What is being asked: Print, word for word, every line from the beginning of the listing up to and including the line with "t_end = 2.456". Pictures are to be excluded.

Collected data:
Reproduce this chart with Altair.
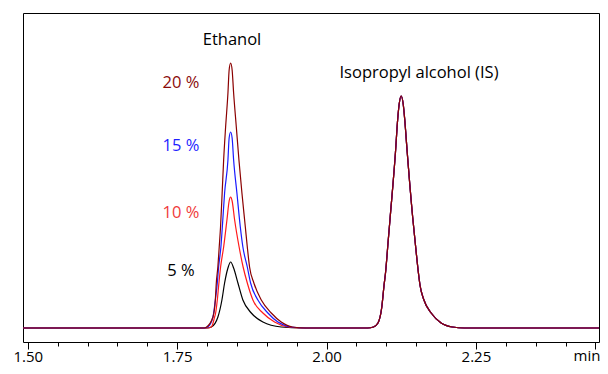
import altair as alt
import pandas as pd

# ---- data (time in min, detector signal in arbitrary units) ----
series_names = ["5 %", "10 %", "15 %", "20 %"]
series_colors = ["#000000", "#ff1a1a", "#1a1aff", "#8b0000"]
label_colors = ["#000000", "#f03a3a", "#1f1fff", "#8b0a0a"]

t_start = 1.492
t_end = 2.456

# Ethanol peak, one trace per concentration
t_5 = [1.8000, 1.8072, 1.8182, 1.8249, 1.8294, 1.8350, 1.8395, 1.8445, 1.8517, 1.8600, 1.8741, 1.8935, 1.9242, 1.9600]
h_5 = [0, 1, 11, 28, 45, 60, 66, 60, 45, 28, 15, 6, 1, 0]

t_10 = [1.8000, 1.8072, 1.8127, 1.8144, 1.8172, 1.8199, 1.8227, 1.8278, 1.8333, 1.8370, 1.8395, 1.8420, 1.8462,
        1.8537, 1.8604, 1.8674, 1.8768, 1.8935, 1.9130, 1.9353, 1.9600]
h_10 = [0, 1, 11, 15, 28, 45, 61, 81, 108, 127, 131, 127, 108, 81, 61, 45, 28, 15, 6, 1, 0]

t_15 = [1.7950, 1.8010, 1.8099, 1.8139, 1.8172, 1.8194, 1.8232, 1.8256, 1.8294, 1.8350, 1.8370, 1.8395, 1.8420,
        1.8445, 1.8500, 1.8557, 1.8600, 1.8674, 1.8729, 1.8851, 1.9018, 1.9186, 1.9410, 1.9650]
h_15 = [0, 1, 11, 28, 45, 61, 81, 101, 135, 168, 190, 196, 190, 168, 135, 101, 81, 61, 45, 28, 15, 6, 1, 0]

t_20 = [1.7950, 1.7993, 1.8099, 1.8139, 1.8155, 1.8181, 1.8204, 1.8226, 1.8253, 1.8278, 1.8311, 1.8350, 1.8370,
        1.8395, 1.8420, 1.8445, 1.8490, 1.8534, 1.8584, 1.8641, 1.8674, 1.8712, 1.8784, 1.8908, 1.9075, 1.9242,
        1.9431, 1.9650]
h_20 = [0, 1, 11, 28, 45, 61, 81, 101, 135, 168, 201, 235, 258, 265, 258, 235, 201, 168, 135, 101, 81, 61, 45,
        28, 15, 6, 1, 0]

# Isopropyl alcohol (internal standard) peak, common to all traces
t_is = [2.0686, 2.0786, 2.0861, 2.0925, 2.0963, 2.0987, 2.1033, 2.1064, 2.1154, 2.1191, 2.1216, 2.1249, 2.1283,
        2.1308, 2.1350, 2.1443, 2.1480, 2.1538, 2.1564, 2.1630, 2.1751, 2.1918, 2.2107, 2.2308]
h_is = [0, 1, 5, 21, 43, 55, 88, 110, 176, 209, 224, 232, 224, 209, 176, 110, 88, 55, 43, 28, 15, 5, 1, 0]

ethanol_t = [t_5, t_10, t_15, t_20]
ethanol_h = [h_5, h_10, h_15, h_20]

tick_values = [round(1.50 + 0.05 * i, 2) for i in range(20)]
unit_label = "min"

rows = []
for name, ts, hs in zip(series_names, ethanol_t, ethanol_h):
    pts = [(t_start, 0)] + list(zip(ts, hs)) + list(zip(t_is, h_is)) + [(t_end, 0)]
    for i, (t, h) in enumerate(pts):
        rows.append({"series": name, "time": t, "signal": h, "order": i})
df = pd.DataFrame(rows)

major_test = "abs(datum.value*4 - round(datum.value*4)) < 0.001 || datum.value > 2.44"

x_scale = alt.Scale(domain=[t_start, t_end], nice=False, zero=False)
y_scale = alt.Scale(domain=[-14, 315], nice=False, zero=False)

lines = alt.Chart(df).mark_line(strokeWidth=1.2, interpolate="monotone", clip=True).encode(
    x=alt.X("time:Q", scale=x_scale,
            axis=alt.Axis(values=tick_values, title=None, domain=False, grid=False,
                          tickColor="black", tickWidth=1,
                          tickSize={"condition": {"test": major_test, "value": 7}, "value": 4},
                          labelExpr="datum.value > 2.44 ? '' : (abs(datum.value*4 - round(datum.value*4)) < 0.001 ? format(datum.value, '.2f') : '')",
                          labelFont="Open Sans", labelFontSize=15, labelColor="black",
                          labelBaseline="alphabetic",
                          labelPadding=12, labelOverlap=False, labelFlush=False)),
    y=alt.Y("signal:Q", scale=y_scale, axis=None),
    color=alt.Color("series:N", scale=alt.Scale(domain=series_names, range=series_colors), legend=None),
    order="order:Q",
)

text_font = dict(font="Open Sans", fontSize=16.5, baseline="middle")

ethanol_lbl = alt.Chart(pd.DataFrame({"t": ["Ethanol"]})).mark_text(align="center", color="black", **text_font).encode(
    text="t:N", x=alt.value(209), y=alt.value(27))
is_lbl = alt.Chart(pd.DataFrame({"t": ["Isopropyl alcohol (IS)"]})).mark_text(align="center", color="black", **text_font).encode(
    text="t:N", x=alt.value(396), y=alt.value(60))
unit_lbl = alt.Chart(pd.DataFrame({"t": [unit_label]})).mark_text(
    align="center", baseline="alphabetic", color="black", font="Open Sans", fontSize=15).encode(
    text="t:N", x=alt.value(564), y=alt.value(348))

pct_y = [258, 200, 133, 70]
pct_layers = []
for name, col, yy in zip(series_names, label_colors, pct_y):
    pct_layers.append(
        alt.Chart(pd.DataFrame({"t": [name]})).mark_text(align="center", color=col, **text_font).encode(
            text="t:N", x=alt.value(158), y=alt.value(yy)))

chart = alt.layer(lines, ethanol_lbl, is_lbl, unit_lbl, *pct_layers).properties(
    width=576, height=329,
    autosize=alt.AutoSizeParams(type="none"),
    padding={"left": 15, "top": 5, "right": 1, "bottom": 24},
).configure_view(stroke="black", strokeWidth=1)

chart.save("out.html", embed_options={"renderer": "svg", "actions": False})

Result of this task:
Reproduce this chart with Altair.
import altair as alt
import pandas as pd

# ---- data (time in min, detector signal in arbitrary units) ----
series_names = ["5 %", "10 %", "15 %", "20 %"]
series_colors = ["#000000", "#ff1a1a", "#1a1aff", "#8b0000"]
label_colors = ["#000000", "#f03a3a", "#1f1fff", "#8b0a0a"]

t_start = 1.492
t_end = 2.456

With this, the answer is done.